Our Chief of Business Development, Kathryn York, offers insights from her unique perspective as parent, elected official and political consultant on the current climate between parents and school board members.
When I was on the campaign trail in 2019, I stepped off the stump to a smattering of lackluster handclaps. A veteran candidate who had seen my speech approached to share some sage advice. “They don’t care how much policy research you did — they just don’t care that much,” he said. “Unless you find a way to talk about what makes them angry, they won’t.”
And he was right.
In 2021, we’ve seen plenty of anger. And as a school board member, I’ve felt first-hand the specific wrath of a parent (who believes they’ve been) scorned. From the outside, it can feel easy to dismiss this vitriol as part and parcel of our current political climate, but as a parent myself, I offer a counter opinion.
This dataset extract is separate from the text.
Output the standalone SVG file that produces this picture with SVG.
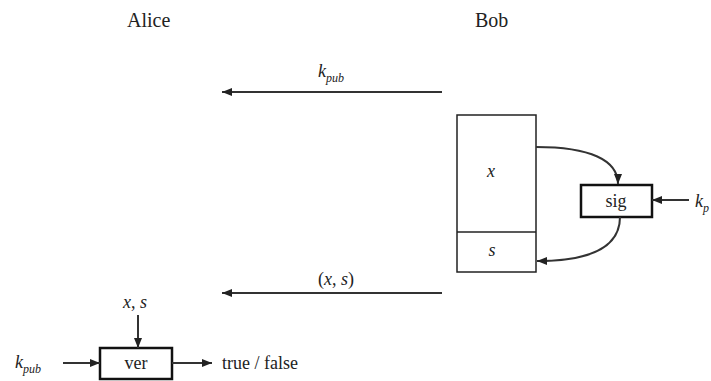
<svg xmlns="http://www.w3.org/2000/svg" width="711" height="381" viewBox="0 0 711 381" font-family="'Liberation Serif', 'Times New Roman', serif">
<defs>
<marker id="ah" viewBox="0 0 10 8" refX="10" refY="4" markerWidth="10" markerHeight="8" markerUnits="userSpaceOnUse" orient="auto">
<path d="M0,0 L10,4 L0,8 Z" fill="#222"/>
</marker>
<style>
text{font-family:'Liberation Serif','Times New Roman',serif;fill:#222}
.t{font-size:18px}
.h{font-size:20px}
.i{font-style:italic}
.sub{font-size:12px;font-style:italic}
.ln{stroke:#333;stroke-width:2;fill:none}
.box{fill:#fff;stroke:#222;stroke-width:1.5}
.tb{fill:#fff;stroke:#111;stroke-width:2.5}
</style>
</defs>
<rect width="711" height="381" fill="#fff"/>
<g id="alice"><text class="h" x="127" y="27">Alice</text></g>
<g id="bob"><text class="h" x="475" y="27">Bob</text></g>
<g id="msgbox">
<rect class="box" x="457" y="115" width="79" height="157"/>
<line class="box" x1="457" y1="232" x2="536" y2="232"/>
<text class="t i" x="491" y="177" text-anchor="middle">x</text>
<text class="t i" x="492" y="256" text-anchor="middle">s</text>
</g>
<g id="sig">
<rect class="tb" x="581" y="185" width="71" height="32"/>
<text class="t" x="616" y="207" text-anchor="middle">sig</text>
</g>
<g id="ver">
<rect class="tb" x="100" y="348" width="72" height="31"/>
<text class="t" x="136" y="369" text-anchor="middle">ver</text>
</g>
<g id="connectors">
<line class="ln" x1="442" y1="92" x2="222" y2="92" marker-end="url(#ah)"/>
<line class="ln" x1="442" y1="293" x2="222" y2="293" marker-end="url(#ah)"/>
<path class="ln" d="M536,147 C590,147 618,160 618,184" marker-end="url(#ah)"/>
<path class="ln" d="M620,217 C620,245 595,261 537,261" marker-end="url(#ah)"/>
<line class="ln" x1="689" y1="200" x2="652" y2="200" marker-end="url(#ah)"/>
<line class="ln" x1="138" y1="315" x2="138" y2="348" marker-end="url(#ah)"/>
<line class="ln" x1="63" y1="363" x2="100" y2="363" marker-end="url(#ah)"/>
<line class="ln" x1="172" y1="363" x2="212" y2="363" marker-end="url(#ah)"/>
</g>
<g id="labels">
<text class="t i" x="318" y="77">k<tspan class="sub" dy="5">pub</tspan></text>
<text class="t" x="318" y="285">(<tspan class="i">x</tspan>, <tspan class="i">s</tspan>)</text>
<text class="t i" x="695" y="207">k<tspan class="sub" dy="5">p</tspan></text>
<text class="t" x="123" y="308"><tspan class="i">x</tspan>, <tspan class="i">s</tspan></text>
<text class="t i" x="15" y="368">k<tspan class="sub" dy="5">pub</tspan></text>
<text class="t" x="222" y="369">true / false</text>
</g>
</svg>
There is a great opportunity for Democrats to engage with previously disengaged parents — and potential voters. As we’ve talked about here before, the anger parents experience when they feel left out is real. More often than not, I’ve seen Democrats turn away from this reaction. But, if candidates turn towards those folks, harness that energy, and channel it as an opportunity to include parents in the political conversation, there is a world of voting potential in that demographic.
As we head into the 2022 midterms, I invite you to consider: How do we engage with parents who have been previously shut out by the system, harness their passion for their kids, and channel it towards political momentum for Dems?